A surplus "helps our relationship," Daudt said.
Still, there will be tension.
While Dayton blamed what he calls the inflexibility of Republicans to negotiate for the 2011 budget stalemate, Daudt recalled things differently in his first year in the House. He said that the governor did not tell Republicans just where he stood on many budget items, and Dayton's commissioners were not empowered to speak for him during budget meetings.
One of the Democrats' leaders had only good things to say about Daudt.
"He was fair on the House floor," Assistant Minority Leader-elect Paul Marquart, D-Dilworth said. "He gave spirited speeches and debate, but he was never personal. ... I think he has a good track record."
One of Daudt's assistants, Rep. Paul Torkelson, R-Hanska, called him "an exceptionally talented young man."
"He has a lot of support throughout the caucus," Torkelson added.
Veteran Rep. Bud Nornes, R-Fergus Falls, said Daudt and other leaders will work well as Republicans dealing with Democrats who control the Senate and governor's office. "We know the situation; we need to work with both the Senate and the governor's office."
The 2011 shutdown may have been caused by "a few people coming in with more horsepower than they needed," he said.
"That was probably the most unusual session I have been through," Nornes said. "We learned from that."
The incoming speaker, at 41 the youngest in that position since the 1930s, approaches things a bit differently than some of his colleagues.
Daudt said would like to see legislators stop presenting solutions, in the form of bills, before problems are thoroughly vetted by legislative committees.
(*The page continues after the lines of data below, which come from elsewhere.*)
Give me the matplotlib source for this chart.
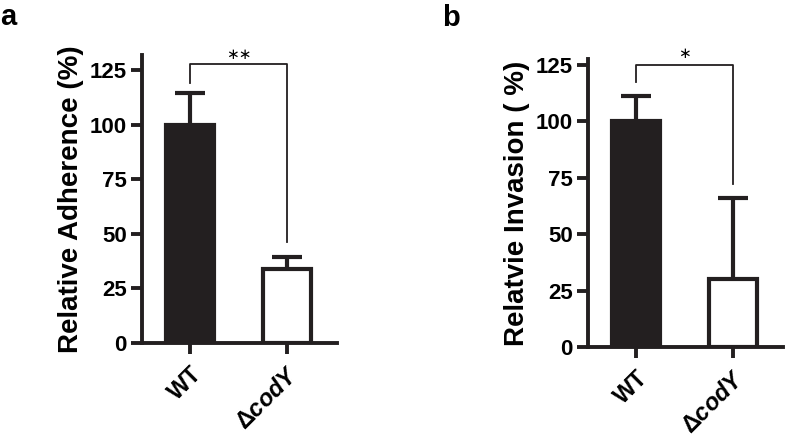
import matplotlib.pyplot as plt
import numpy as np

plt.rcParams['font.family'] = 'Liberation Sans'
plt.rcParams['font.weight'] = 'bold'
plt.rcParams['axes.labelweight'] = 'bold'
plt.rcParams['mathtext.fontset'] = 'custom'
plt.rcParams['mathtext.it'] = 'Liberation Sans:italic:bold'
plt.rcParams['mathtext.rm'] = 'Liberation Sans:bold'

# data
strains = ['WT', 'Δ$\\mathit{codY}$']
adherence = [100, 34]
adherence_err = [14.5, 5.5]
invasion = [100, 30]
invasion_err = [11, 36]

# significance brackets: (top, left leg end, right leg end, star y, stars)
adh_bracket = (127.8, 119, 46, 132.4, '**')
inv_bracket = (125, 117.5, 72, 130, '*')


def panel(ax, vals, errs, ylabel, ytop, bracket):
	x = np.arange(len(vals))
	vals = np.array(vals)
	errs = np.array(errs)
	# error bars (upper only)
	ax.vlines(x, vals, vals + errs, color='#231f20', lw=3, zorder=1)
	ax.hlines(vals + errs, x - 0.15, x + 0.15, color='#231f20', lw=3, zorder=1)
	ax.bar(x, vals, width=0.5, color=['#231f20', 'white'], edgecolor='#231f20',
		   linewidth=3, zorder=2)
	ax.set_xlim(-0.495, 1.515)
	ax.set_ylim(0, ytop)
	ax.set_yticks([0, 25, 50, 75, 100, 125])
	ax.set_yticklabels(['0', '25', '50', '75', '100', '125'], fontweight='bold', fontsize=16)
	ax.set_xticks(x)
	ax.set_xticklabels(strains, rotation=45, ha='right', va='top',
					   rotation_mode='anchor', fontsize=17, fontweight='bold')
	ax.tick_params(axis='y', length=8, width=2.8, pad=3, color='#231f20')
	ax.tick_params(axis='x', length=8, width=2.8, pad=6, color='#231f20')
	for s in ['top', 'right']:
		ax.spines[s].set_visible(False)
	for s in ['left', 'bottom']:
		ax.spines[s].set_linewidth(2.8)
		ax.spines[s].set_color('#231f20')
	ax.set_ylabel(ylabel, fontsize=20, fontweight='bold', labelpad=4)
	top, lleg, rleg, sy, stars = bracket
	ax.plot([x[0], x[0], x[1], x[1]], [lleg, top, top, rleg], color='#231f20',
			lw=1.3, clip_on=False, zorder=3)
	ax.text(x.mean(), sy, stars.replace('*', '\u2217'), ha='center', va='center',
			fontsize=11, fontweight='normal', clip_on=False,
			family=['DejaVu Sans'])


fig = plt.figure(figsize=(7.87, 4.4), dpi=100)
ax1 = fig.add_axes([0.1804, 0.2211, 0.2478, 0.654])
ax2 = fig.add_axes([0.7471, 0.2114, 0.2478, 0.6545])

panel(ax1, adherence, adherence_err, 'Relative Adherence (%)', 132, adh_bracket)
panel(ax2, invasion, invasion_err, 'Relatvie Invasion ( %)', 127.5, inv_bracket)

fig.text(0.0, 0.943, 'a', fontsize=21, fontweight='bold', va='baseline')
fig.text(0.5616, 0.941, 'b', fontsize=21, fontweight='bold', va='baseline')

fig.savefig('out.png', dpi=100)
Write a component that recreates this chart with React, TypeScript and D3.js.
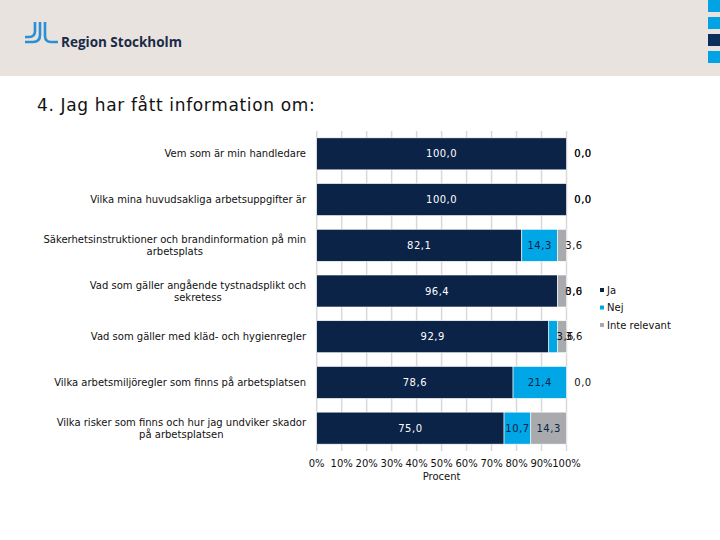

His idea is to come into session to examine problems, then as information is gleaned, solutions can be discussed and bills written.
As it is, he said, many legislators introduce bills as soon as the Legislature begins work.
Whether talking about how to approach problems or budget negotiations, Daudt indicates he is optimistic about the legislative session to begin at noon Jan. 6.
"In the end, we will get it done," he promised, and without a shutdown.